## SOURCE DATA
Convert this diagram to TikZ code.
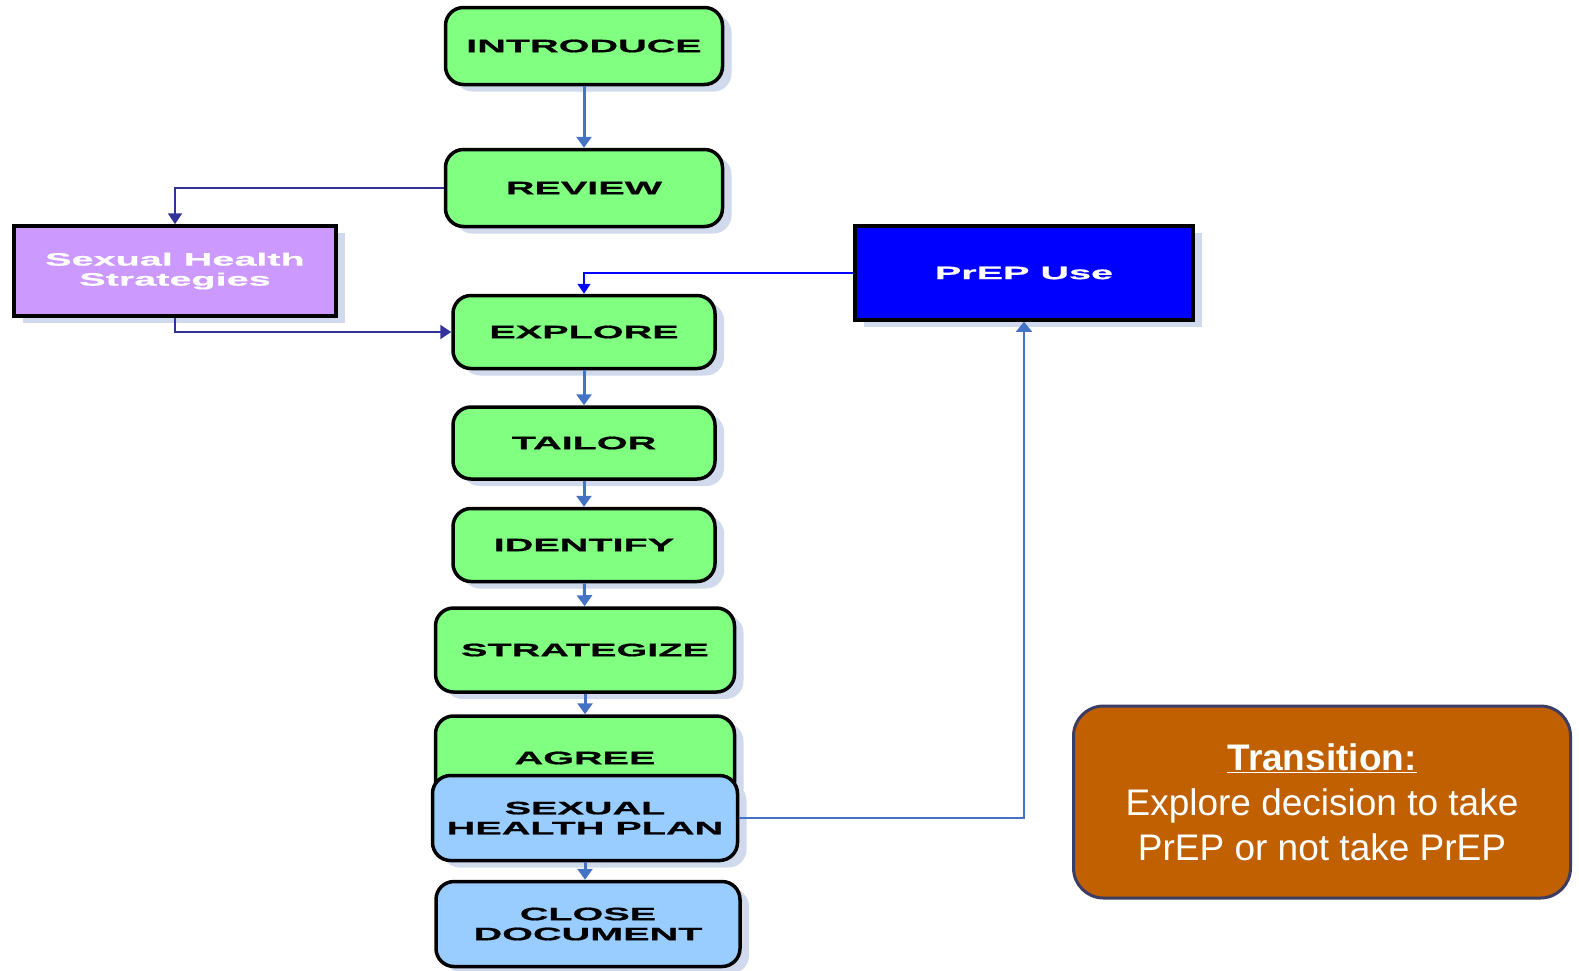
\documentclass[tikz,border=0pt]{standalone}
\usepackage{fontspec}
\setmainfont{Liberation Sans}
\newfontfamily\stepfont[FakeStretch=2.2,FakeBold=0.8]{Liberation Sans Bold}
\usetikzlibrary{arrows.meta,shadows}

\definecolor{stepgreen}{RGB}{128,255,128}
\definecolor{planblue}{RGB}{153,204,255}
\definecolor{lilac}{RGB}{204,153,255}
\definecolor{prepblue}{RGB}{0,0,255}
\definecolor{shadowblue}{RGB}{208,218,236}
\definecolor{arrowblue}{RGB}{68,114,196}
\definecolor{navy}{RGB}{51,51,153}
\definecolor{rust}{RGB}{192,96,0}
\definecolor{slate}{RGB}{60,60,100}

\begin{document}
\begin{tikzpicture}[x=1pt,y=-1pt,
    box/.style={draw=black,line width=3.5pt,inner sep=0pt,align=center,
        font=\stepfont\fontsize{18}{20}\selectfont,
        drop shadow={shadow xshift=9pt,shadow yshift=-7pt,fill=shadowblue,opacity=1}},
    green node/.style={box,rounded corners=18pt,fill=stepgreen},
    plan node/.style={box,rounded corners=18pt,fill=planblue},
    flow/.style={arrowblue,line width=3pt,-{Triangle[width=15pt,length=11pt]}}]
    \useasboundingbox (0,0) rectangle (1579,970);

    \node[green node,minimum width=277,minimum height=77] at (584,46) (introduce) {INTRODUCE};
    \node[green node,minimum width=277,minimum height=77] at (584,188) (review) {REVIEW};
    \node[box,fill=lilac,text=white,minimum width=322,minimum height=90] at (175,271) (shs) {Sexual Health\\Strategies};
    \node[box,fill=prepblue,text=white,minimum width=338,minimum height=94] at (1024,273) (prep) {PrEP Use};
    \node[green node,minimum width=262,minimum height=73] at (584,332) (explore) {EXPLORE};
    \node[green node,minimum width=262,minimum height=72] at (584,443) (tailor) {TAILOR};
    \node[green node,minimum width=262,minimum height=73] at (584,545) (identify) {IDENTIFY};
    \node[green node,minimum width=299,minimum height=84] at (585,650) (strategize) {STRATEGIZE};
    \node[green node,minimum width=299,minimum height=84] at (585,758) (agree) {AGREE};
    \node[plan node,minimum width=305,minimum height=85] at (585,818) (shp) {SEXUAL\\HEALTH PLAN};
    \node[plan node,minimum width=304,minimum height=85] at (588,924) (close) {CLOSE\\DOCUMENT};

    \node[draw=slate,line width=3pt,fill=rust,rounded corners=30pt,text=white,
        minimum width=497,minimum height=192,align=center,
        font=\fontsize{37}{45}\selectfont] at (1322,802) (transition)
        {\textbf{\underline{Transition:}}\\Explore decision to take\\PrEP or not take PrEP};

    % main sequence
    \draw[flow] (introduce) -- (review);
    \draw[flow] (explore) -- (tailor);
    \draw[flow] (tailor) -- (identify);
    \draw[flow] (identify) -- (strategize);
    \draw[flow] (strategize) -- (agree);
    \draw[flow] (shp.south) -- (close.north -| shp.south);

    % side branches
    \draw[navy,line width=2pt,-{Triangle[width=14pt,length=11pt]}] (review.west) -| (shs.north);
    \draw[navy,line width=2pt,-{Triangle[width=14pt,length=11pt]}] (shs.south) |- (explore.west);
    \draw[prepblue,line width=1.5pt,-{Triangle[width=13pt,length=10pt]}] (prep.west) -| (explore.north);
    \draw[arrowblue,line width=1.5pt,-{Triangle[width=16pt,length=10pt]}] (shp.east) -| (prep.south);
\end{tikzpicture}
\end{document}
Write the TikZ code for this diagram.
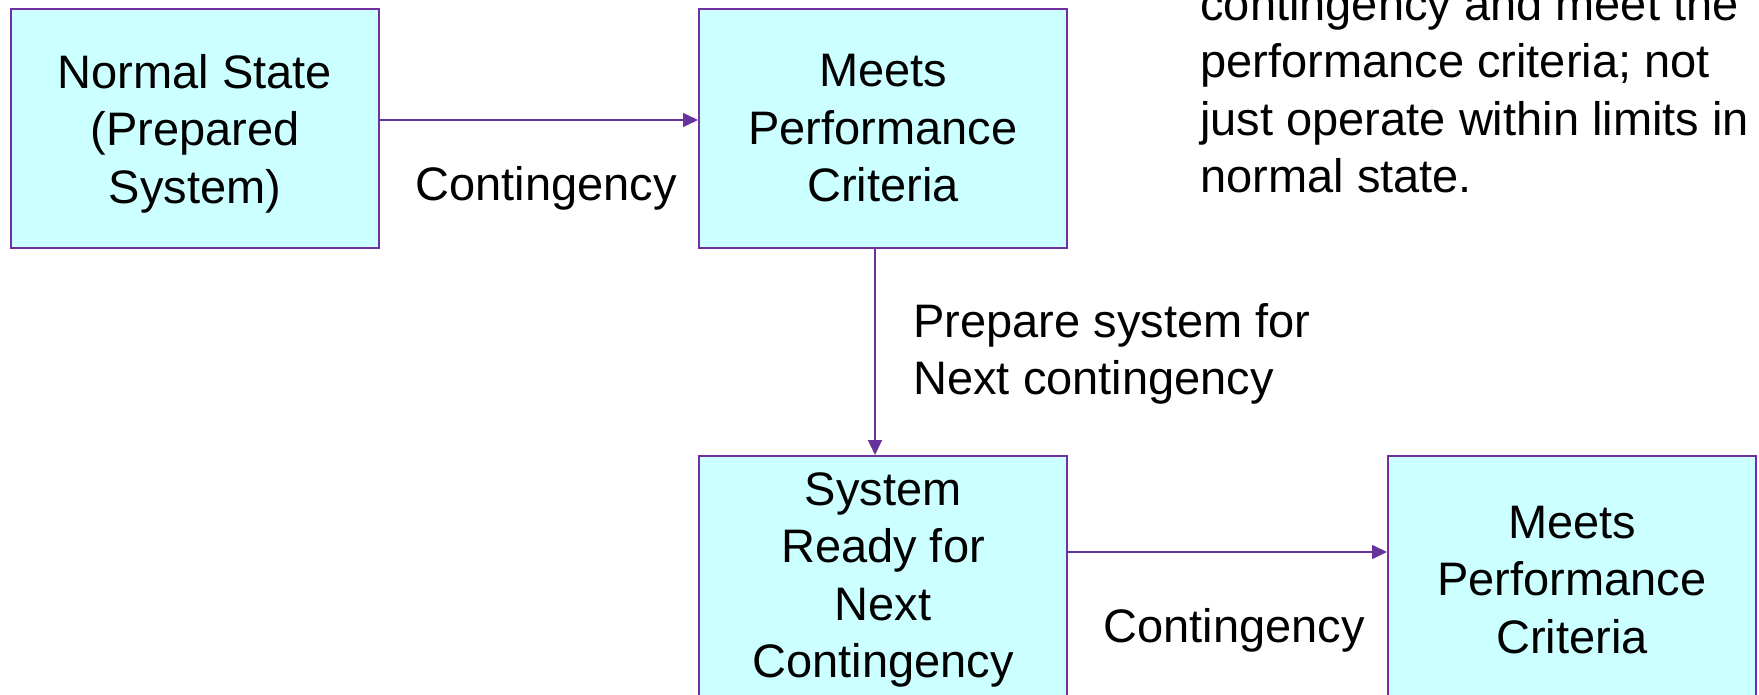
\documentclass[tikz,border=0pt]{standalone}
\usepackage{fontspec}
\setmainfont{Liberation Sans}
\usetikzlibrary{arrows.meta}
\definecolor{boxfill}{HTML}{CCFFFF}
\definecolor{boxdraw}{HTML}{7030A0}
\definecolor{arrowcol}{HTML}{66339A}
\begin{document}
\begin{tikzpicture}[x=0.5pt,y=-0.5pt,
  statebox/.style={draw=boxdraw, line width=1pt, fill=boxfill, minimum width=184pt,
    minimum height=119.5pt, align=center, inner sep=0pt,
    font=\fontsize{23.5}{28.75}\selectfont},
  lowbox/.style={statebox, minimum height=124pt},
  link/.style={draw=arrowcol, line width=0.8pt, -{Triangle[length=7.5pt,width=7pt]}},
  lbl/.style={inner sep=0pt, align=left, font=\fontsize{23.5}{28.75}\selectfont}]
\useasboundingbox (0,0) rectangle (1759,695);
\clip (0,0) rectangle (1759,695);
\node[statebox, text depth=0pt] (b1) at (195,128.5) {Normal State\\(Prepared\\System)};
\node[statebox] (b2) at (883,128.5) {Meets\\Performance\\Criteria};
\node[lowbox] (b3) at (883,580) {System\\Ready for\\Next\\Contingency};
\node[lowbox] (b4) at (1572,580) {Meets\\Performance\\Criteria};
\draw[link] ([yshift=4.25pt]b1.east) -- ([yshift=4.25pt]b2.west);
\draw[link] ([xshift=-4pt]b2.south) -- ([xshift=-4pt]b3.north);
\draw[link] ([yshift=14pt]b3.east) -- ([yshift=14pt]b4.west);
\node[lbl, anchor=base west] (c1) at (415,200) {Contingency};
\node[lbl, anchor=base west] (c2) at (1103,642) {Contingency};
\node[lbl, anchor=north west] (prep) at (913,303) {Prepare system for\\Next contingency};
\node[lbl, anchor=north west] (note) at (1200,-14) {contingency and meet the\\performance criteria; not\\just operate within limits in\\normal state.};
\end{tikzpicture}
\end{document}
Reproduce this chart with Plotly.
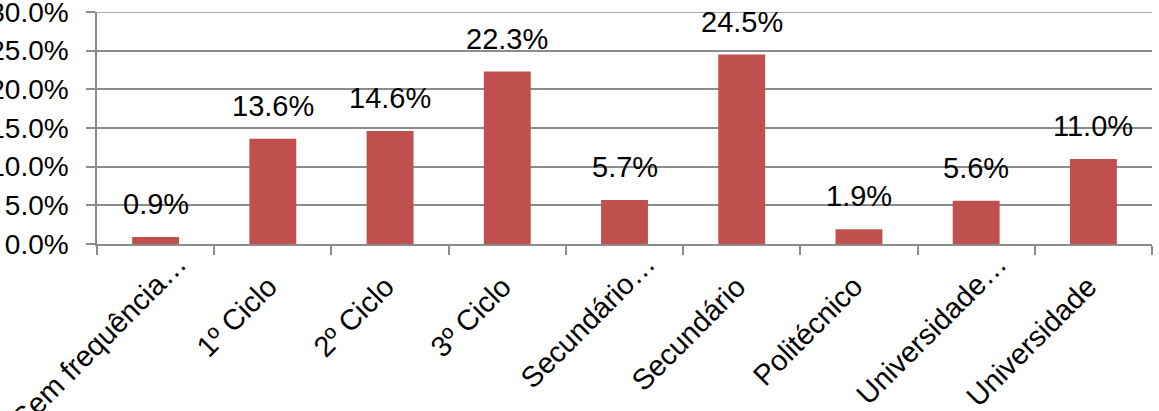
import plotly.graph_objects as go

categories = ["Sem frequência…", "1º Ciclo", "2º Ciclo", "3º Ciclo", "Secundário…",
              "Secundário", "Politécnico", "Universidade…", "Universidade"]
values = [0.9, 13.6, 14.6, 22.3, 5.7, 24.5, 1.9, 5.6, 11.0]
y_ticks = [0, 5, 10, 15, 20, 25, 30]
y_tick_labels = [f"{v:.1f}%" for v in y_ticks]

FONT = "Liberation Sans, Arial, sans-serif"
GRID = "#8c8c8c"

fig = go.Figure()
fig.add_trace(go.Bar(
    x=categories, y=values,
    marker=dict(color="#C0504D", line=dict(width=0)),
    width=0.4,
    hoverinfo="skip",
))

# data labels above bars
for c, v in zip(categories, values):
    fig.add_annotation(x=c, y=v, text=f"{v:.1f}%", showarrow=False,
                       yanchor="bottom", yshift=15,
                       font=dict(family=FONT, size=29, color="#000000"))

# rotated category labels (truncated labels sit a little further up-right)
for c in categories:
    truncated = c.endswith("…")
    fig.add_annotation(x=c, y=0, xref="x", yref="paper", text=c,
                       showarrow=False, textangle=-45,
                       xanchor="right", yanchor="top", borderpad=0,
                       xshift=38 if truncated else 11,
                       yshift=-2 if truncated else -25,
                       font=dict(family=FONT, size=29, color="#000000"))

fig.add_hline(y=y_ticks[-1], line=dict(color=GRID, width=1.5), layer="below")

fig.update_layout(
    width=1159, height=411,
    margin=dict(l=97, r=7, t=12, b=167, autoexpand=False),
    paper_bgcolor="white", plot_bgcolor="white",
    showlegend=False,
    font=dict(family=FONT, size=28, color="#000000"),
)
fig.update_xaxes(
    type="category",
    range=[-0.5, len(categories) - 0.5],
    automargin=False,
    tickson="boundaries",
    ticks="outside", ticklen=9, tickcolor=GRID, tickwidth=1.5,
    showline=True, linecolor=GRID, linewidth=1.5,
    showgrid=False,
    showticklabels=False,
)
fig.update_yaxes(
    range=[0, 30.0001],
    automargin=False,
    tickvals=y_ticks, ticktext=y_tick_labels,
    ticks="outside", ticklen=9, tickcolor=GRID, tickwidth=1.5,
    showline=True, linecolor=GRID, linewidth=1.5,
    showgrid=True, gridcolor=GRID, gridwidth=1.5,
    zeroline=False,
    ticklabelstandoff=12,
    ticklabeloverflow="allow",
    tickfont=dict(family=FONT, size=28, color="#000000"),
)

fig.write_html("out.html")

## SHORT TASK
Write out every line of the preceding listing that contains "code".

## THE ANSWER
Convert this diagram to TikZ code.
Write the TikZ code for this diagram.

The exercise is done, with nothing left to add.